+++ Source excerpt

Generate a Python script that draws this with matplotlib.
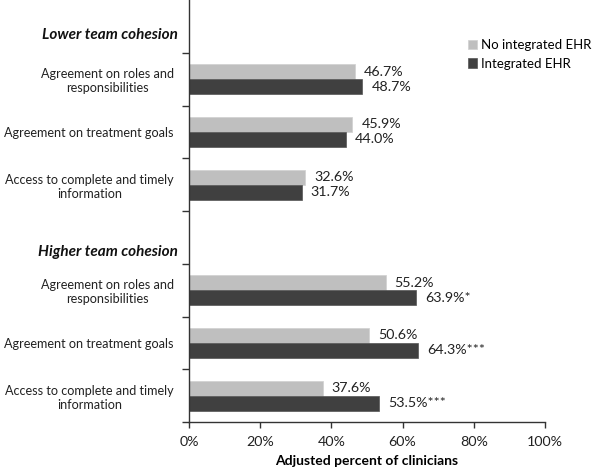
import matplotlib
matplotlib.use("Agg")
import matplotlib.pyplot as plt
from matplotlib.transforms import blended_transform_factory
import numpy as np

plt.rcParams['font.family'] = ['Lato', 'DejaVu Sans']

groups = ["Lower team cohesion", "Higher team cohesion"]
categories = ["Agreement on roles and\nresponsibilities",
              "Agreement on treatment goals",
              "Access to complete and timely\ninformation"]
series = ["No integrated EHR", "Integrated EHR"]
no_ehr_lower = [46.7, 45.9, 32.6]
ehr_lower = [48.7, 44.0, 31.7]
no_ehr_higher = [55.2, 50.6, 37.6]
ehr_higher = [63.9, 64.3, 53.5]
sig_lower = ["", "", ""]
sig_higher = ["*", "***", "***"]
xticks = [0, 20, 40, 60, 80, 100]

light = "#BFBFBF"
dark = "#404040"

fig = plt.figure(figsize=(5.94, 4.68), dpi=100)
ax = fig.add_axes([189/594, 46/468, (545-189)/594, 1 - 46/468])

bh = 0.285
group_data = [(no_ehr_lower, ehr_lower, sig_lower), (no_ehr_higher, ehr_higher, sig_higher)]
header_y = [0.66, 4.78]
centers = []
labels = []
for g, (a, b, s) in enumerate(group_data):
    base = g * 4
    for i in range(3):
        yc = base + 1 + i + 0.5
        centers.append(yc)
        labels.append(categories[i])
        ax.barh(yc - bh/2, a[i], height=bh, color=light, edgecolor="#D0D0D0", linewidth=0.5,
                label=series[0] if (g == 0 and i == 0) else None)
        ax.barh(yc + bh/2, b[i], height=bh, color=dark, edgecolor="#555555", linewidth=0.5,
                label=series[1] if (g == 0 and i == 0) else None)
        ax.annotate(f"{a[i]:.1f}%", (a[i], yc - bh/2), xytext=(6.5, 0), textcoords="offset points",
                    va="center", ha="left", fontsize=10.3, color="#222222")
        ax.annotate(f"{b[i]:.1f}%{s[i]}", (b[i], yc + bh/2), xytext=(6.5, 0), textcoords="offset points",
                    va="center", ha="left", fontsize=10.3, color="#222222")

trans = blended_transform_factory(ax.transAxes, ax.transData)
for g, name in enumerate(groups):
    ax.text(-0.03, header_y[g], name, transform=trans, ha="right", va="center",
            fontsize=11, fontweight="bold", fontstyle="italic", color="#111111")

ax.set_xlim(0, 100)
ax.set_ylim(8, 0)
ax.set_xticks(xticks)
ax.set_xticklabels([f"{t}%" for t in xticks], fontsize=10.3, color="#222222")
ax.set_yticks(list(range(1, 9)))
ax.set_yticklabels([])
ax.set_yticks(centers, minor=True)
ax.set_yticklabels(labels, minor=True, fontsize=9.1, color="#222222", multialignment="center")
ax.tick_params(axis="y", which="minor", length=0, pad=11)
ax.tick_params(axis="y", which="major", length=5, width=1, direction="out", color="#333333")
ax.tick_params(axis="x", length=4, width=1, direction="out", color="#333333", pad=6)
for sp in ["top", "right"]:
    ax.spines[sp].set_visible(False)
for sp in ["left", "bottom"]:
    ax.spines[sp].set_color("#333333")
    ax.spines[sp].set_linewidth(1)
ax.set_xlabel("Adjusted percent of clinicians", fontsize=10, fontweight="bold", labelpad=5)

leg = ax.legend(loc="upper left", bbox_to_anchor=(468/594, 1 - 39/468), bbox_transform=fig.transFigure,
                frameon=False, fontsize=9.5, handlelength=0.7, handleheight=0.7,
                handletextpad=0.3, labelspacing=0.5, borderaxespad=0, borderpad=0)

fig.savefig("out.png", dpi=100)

++++++

* _Problem to solve_: Leave out the pictures and repeat the lines from the start of the material through the line with "plt.rcParams['font.family'] = ['Lato', 'DejaVu", inclusive.

* _Result of the task_:
Generate a Python script that draws this with matplotlib.
import matplotlib
matplotlib.use("Agg")
import matplotlib.pyplot as plt
from matplotlib.transforms import blended_transform_factory
import numpy as np

plt.rcParams['font.family'] = ['Lato', 'DejaVu Sans']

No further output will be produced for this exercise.